─── STORED DATA
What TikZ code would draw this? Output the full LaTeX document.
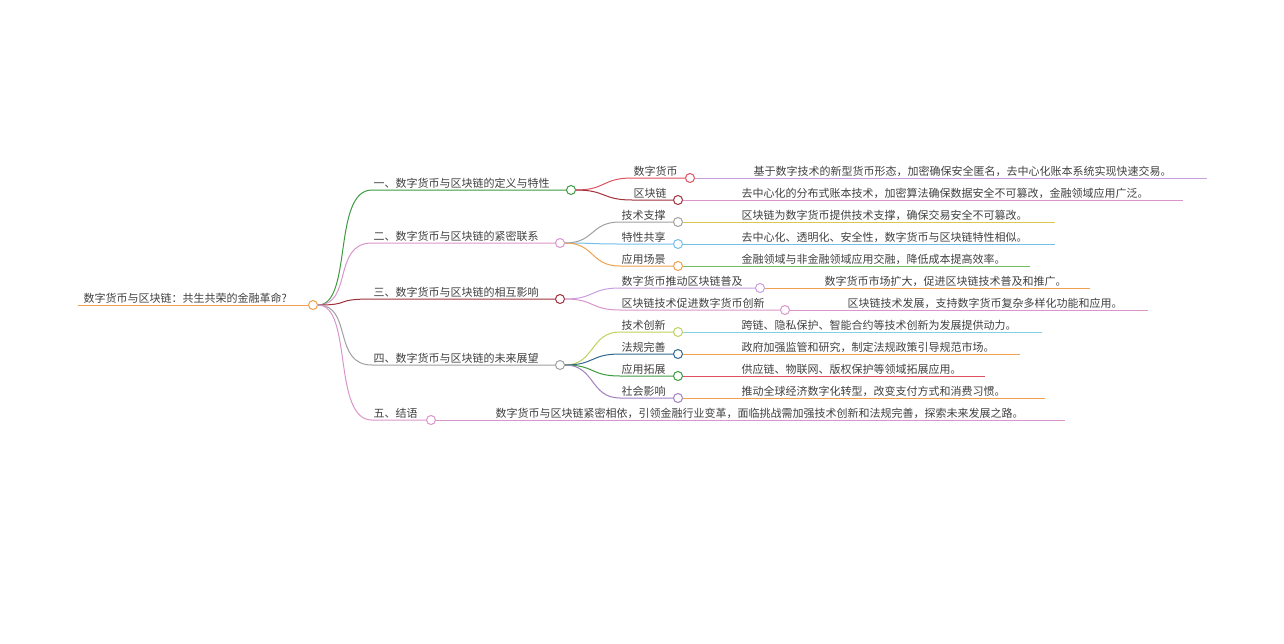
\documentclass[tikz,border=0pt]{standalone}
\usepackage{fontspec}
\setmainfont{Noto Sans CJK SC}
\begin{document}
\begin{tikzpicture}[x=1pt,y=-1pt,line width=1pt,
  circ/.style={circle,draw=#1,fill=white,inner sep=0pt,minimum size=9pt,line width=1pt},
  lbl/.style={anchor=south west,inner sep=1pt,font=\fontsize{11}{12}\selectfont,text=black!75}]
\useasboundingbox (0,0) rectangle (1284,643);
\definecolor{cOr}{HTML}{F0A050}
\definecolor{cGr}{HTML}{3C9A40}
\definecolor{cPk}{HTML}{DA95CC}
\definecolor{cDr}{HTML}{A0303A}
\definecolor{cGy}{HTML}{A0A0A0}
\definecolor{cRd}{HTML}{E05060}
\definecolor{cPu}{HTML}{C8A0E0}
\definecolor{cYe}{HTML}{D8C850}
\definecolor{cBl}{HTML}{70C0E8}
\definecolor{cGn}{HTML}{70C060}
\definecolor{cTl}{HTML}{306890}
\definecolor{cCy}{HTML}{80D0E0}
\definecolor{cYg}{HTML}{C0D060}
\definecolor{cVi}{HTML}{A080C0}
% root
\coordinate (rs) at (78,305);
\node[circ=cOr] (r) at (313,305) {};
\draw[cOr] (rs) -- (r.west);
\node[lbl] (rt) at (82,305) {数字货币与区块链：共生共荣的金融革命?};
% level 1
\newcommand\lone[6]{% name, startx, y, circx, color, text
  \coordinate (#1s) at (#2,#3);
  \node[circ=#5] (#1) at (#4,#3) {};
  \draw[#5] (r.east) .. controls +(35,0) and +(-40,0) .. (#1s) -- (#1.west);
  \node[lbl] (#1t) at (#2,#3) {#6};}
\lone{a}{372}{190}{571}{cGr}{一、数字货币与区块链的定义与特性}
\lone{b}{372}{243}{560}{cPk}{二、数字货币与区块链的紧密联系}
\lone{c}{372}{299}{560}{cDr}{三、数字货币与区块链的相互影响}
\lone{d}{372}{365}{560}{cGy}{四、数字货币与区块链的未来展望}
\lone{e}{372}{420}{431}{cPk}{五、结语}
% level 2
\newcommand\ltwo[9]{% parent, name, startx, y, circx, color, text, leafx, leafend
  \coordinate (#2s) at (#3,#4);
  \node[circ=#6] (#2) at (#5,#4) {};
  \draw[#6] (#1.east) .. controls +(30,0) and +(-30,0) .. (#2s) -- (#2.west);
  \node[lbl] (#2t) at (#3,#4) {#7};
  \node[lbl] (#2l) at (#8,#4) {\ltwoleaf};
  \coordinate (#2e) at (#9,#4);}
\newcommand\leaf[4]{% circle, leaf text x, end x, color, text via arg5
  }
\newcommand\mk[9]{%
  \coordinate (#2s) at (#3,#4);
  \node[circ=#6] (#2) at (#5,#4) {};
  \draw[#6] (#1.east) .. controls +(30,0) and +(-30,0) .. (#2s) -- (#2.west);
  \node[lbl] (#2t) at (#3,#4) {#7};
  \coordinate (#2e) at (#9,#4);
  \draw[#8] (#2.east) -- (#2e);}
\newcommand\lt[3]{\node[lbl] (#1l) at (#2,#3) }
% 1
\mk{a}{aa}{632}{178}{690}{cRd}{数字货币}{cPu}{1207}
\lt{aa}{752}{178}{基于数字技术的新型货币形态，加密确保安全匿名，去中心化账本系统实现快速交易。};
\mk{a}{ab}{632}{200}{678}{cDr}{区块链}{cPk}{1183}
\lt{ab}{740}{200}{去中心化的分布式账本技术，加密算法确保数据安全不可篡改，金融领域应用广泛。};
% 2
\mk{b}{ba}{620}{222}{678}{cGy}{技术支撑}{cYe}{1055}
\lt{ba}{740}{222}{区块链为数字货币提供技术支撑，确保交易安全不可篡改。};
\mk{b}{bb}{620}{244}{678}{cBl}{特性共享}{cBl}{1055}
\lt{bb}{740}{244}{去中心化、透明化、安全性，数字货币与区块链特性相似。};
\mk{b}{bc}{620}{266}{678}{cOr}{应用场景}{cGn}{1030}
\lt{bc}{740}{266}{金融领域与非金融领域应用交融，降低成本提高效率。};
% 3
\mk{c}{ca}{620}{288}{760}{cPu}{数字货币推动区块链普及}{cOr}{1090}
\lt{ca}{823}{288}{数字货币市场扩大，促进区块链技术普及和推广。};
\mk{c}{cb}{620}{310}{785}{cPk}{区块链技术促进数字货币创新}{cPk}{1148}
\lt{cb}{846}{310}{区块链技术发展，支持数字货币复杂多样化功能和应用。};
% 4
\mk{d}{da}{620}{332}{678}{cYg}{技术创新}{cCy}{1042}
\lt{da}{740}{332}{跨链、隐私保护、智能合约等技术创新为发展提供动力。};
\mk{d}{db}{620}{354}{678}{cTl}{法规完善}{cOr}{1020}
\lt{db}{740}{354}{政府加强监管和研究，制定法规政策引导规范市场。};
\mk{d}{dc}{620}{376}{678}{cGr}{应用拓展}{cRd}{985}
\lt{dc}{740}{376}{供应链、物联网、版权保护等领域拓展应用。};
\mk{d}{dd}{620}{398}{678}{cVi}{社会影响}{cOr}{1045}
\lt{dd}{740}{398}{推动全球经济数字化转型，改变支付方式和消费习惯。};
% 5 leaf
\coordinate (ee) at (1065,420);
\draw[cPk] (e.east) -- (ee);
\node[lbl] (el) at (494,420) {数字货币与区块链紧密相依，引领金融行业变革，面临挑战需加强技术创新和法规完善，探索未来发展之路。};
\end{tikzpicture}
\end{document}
──────
EXERCISE TASK: Restate the whole of the material word for word without the pictures.

EXERCISE SOLUTION:
What TikZ code would draw this? Output the full LaTeX document.
\documentclass[tikz,border=0pt]{standalone}
\usepackage{fontspec}
\setmainfont{Noto Sans CJK SC}
\begin{document}
\begin{tikzpicture}[x=1pt,y=-1pt,line width=1pt,
  circ/.style={circle,draw=#1,fill=white,inner sep=0pt,minimum size=9pt,line width=1pt},
  lbl/.style={anchor=south west,inner sep=1pt,font=\fontsize{11}{12}\selectfont,text=black!75}]
\useasboundingbox (0,0) rectangle (1284,643);
\definecolor{cOr}{HTML}{F0A050}
\definecolor{cGr}{HTML}{3C9A40}
\definecolor{cPk}{HTML}{DA95CC}
\definecolor{cDr}{HTML}{A0303A}
\definecolor{cGy}{HTML}{A0A0A0}
\definecolor{cRd}{HTML}{E05060}
\definecolor{cPu}{HTML}{C8A0E0}
\definecolor{cYe}{HTML}{D8C850}
\definecolor{cBl}{HTML}{70C0E8}
\definecolor{cGn}{HTML}{70C060}
\definecolor{cTl}{HTML}{306890}
\definecolor{cCy}{HTML}{80D0E0}
\definecolor{cYg}{HTML}{C0D060}
\definecolor{cVi}{HTML}{A080C0}
% root
\coordinate (rs) at (78,305);
\node[circ=cOr] (r) at (313,305) {};
\draw[cOr] (rs) -- (r.west);
\node[lbl] (rt) at (82,305) {数字货币与区块链：共生共荣的金融革命?};
% level 1
\newcommand\lone[6]{% name, startx, y, circx, color, text
  \coordinate (#1s) at (#2,#3);
  \node[circ=#5] (#1) at (#4,#3) {};
  \draw[#5] (r.east) .. controls +(35,0) and +(-40,0) .. (#1s) -- (#1.west);
  \node[lbl] (#1t) at (#2,#3) {#6};}
\lone{a}{372}{190}{571}{cGr}{一、数字货币与区块链的定义与特性}
\lone{b}{372}{243}{560}{cPk}{二、数字货币与区块链的紧密联系}
\lone{c}{372}{299}{560}{cDr}{三、数字货币与区块链的相互影响}
\lone{d}{372}{365}{560}{cGy}{四、数字货币与区块链的未来展望}
\lone{e}{372}{420}{431}{cPk}{五、结语}
% level 2
\newcommand\ltwo[9]{% parent, name, startx, y, circx, color, text, leafx, leafend
  \coordinate (#2s) at (#3,#4);
  \node[circ=#6] (#2) at (#5,#4) {};
  \draw[#6] (#1.east) .. controls +(30,0) and +(-30,0) .. (#2s) -- (#2.west);
  \node[lbl] (#2t) at (#3,#4) {#7};
  \node[lbl] (#2l) at (#8,#4) {\ltwoleaf};
  \coordinate (#2e) at (#9,#4);}
\newcommand\leaf[4]{% circle, leaf text x, end x, color, text via arg5
  }
\newcommand\mk[9]{%
  \coordinate (#2s) at (#3,#4);
  \node[circ=#6] (#2) at (#5,#4) {};
  \draw[#6] (#1.east) .. controls +(30,0) and +(-30,0) .. (#2s) -- (#2.west);
  \node[lbl] (#2t) at (#3,#4) {#7};
  \coordinate (#2e) at (#9,#4);
  \draw[#8] (#2.east) -- (#2e);}
\newcommand\lt[3]{\node[lbl] (#1l) at (#2,#3) }
% 1
\mk{a}{aa}{632}{178}{690}{cRd}{数字货币}{cPu}{1207}
\lt{aa}{752}{178}{基于数字技术的新型货币形态，加密确保安全匿名，去中心化账本系统实现快速交易。};
\mk{a}{ab}{632}{200}{678}{cDr}{区块链}{cPk}{1183}
\lt{ab}{740}{200}{去中心化的分布式账本技术，加密算法确保数据安全不可篡改，金融领域应用广泛。};
% 2
\mk{b}{ba}{620}{222}{678}{cGy}{技术支撑}{cYe}{1055}
\lt{ba}{740}{222}{区块链为数字货币提供技术支撑，确保交易安全不可篡改。};
\mk{b}{bb}{620}{244}{678}{cBl}{特性共享}{cBl}{1055}
\lt{bb}{740}{244}{去中心化、透明化、安全性，数字货币与区块链特性相似。};
\mk{b}{bc}{620}{266}{678}{cOr}{应用场景}{cGn}{1030}
\lt{bc}{740}{266}{金融领域与非金融领域应用交融，降低成本提高效率。};
% 3
\mk{c}{ca}{620}{288}{760}{cPu}{数字货币推动区块链普及}{cOr}{1090}
\lt{ca}{823}{288}{数字货币市场扩大，促进区块链技术普及和推广。};
\mk{c}{cb}{620}{310}{785}{cPk}{区块链技术促进数字货币创新}{cPk}{1148}
\lt{cb}{846}{310}{区块链技术发展，支持数字货币复杂多样化功能和应用。};
% 4
\mk{d}{da}{620}{332}{678}{cYg}{技术创新}{cCy}{1042}
\lt{da}{740}{332}{跨链、隐私保护、智能合约等技术创新为发展提供动力。};
\mk{d}{db}{620}{354}{678}{cTl}{法规完善}{cOr}{1020}
\lt{db}{740}{354}{政府加强监管和研究，制定法规政策引导规范市场。};
\mk{d}{dc}{620}{376}{678}{cGr}{应用拓展}{cRd}{985}
\lt{dc}{740}{376}{供应链、物联网、版权保护等领域拓展应用。};
\mk{d}{dd}{620}{398}{678}{cVi}{社会影响}{cOr}{1045}
\lt{dd}{740}{398}{推动全球经济数字化转型，改变支付方式和消费习惯。};
% 5 leaf
\coordinate (ee) at (1065,420);
\draw[cPk] (e.east) -- (ee);
\node[lbl] (el) at (494,420) {数字货币与区块链紧密相依，引领金融行业变革，面临挑战需加强技术创新和法规完善，探索未来发展之路。};
\end{tikzpicture}
\end{document}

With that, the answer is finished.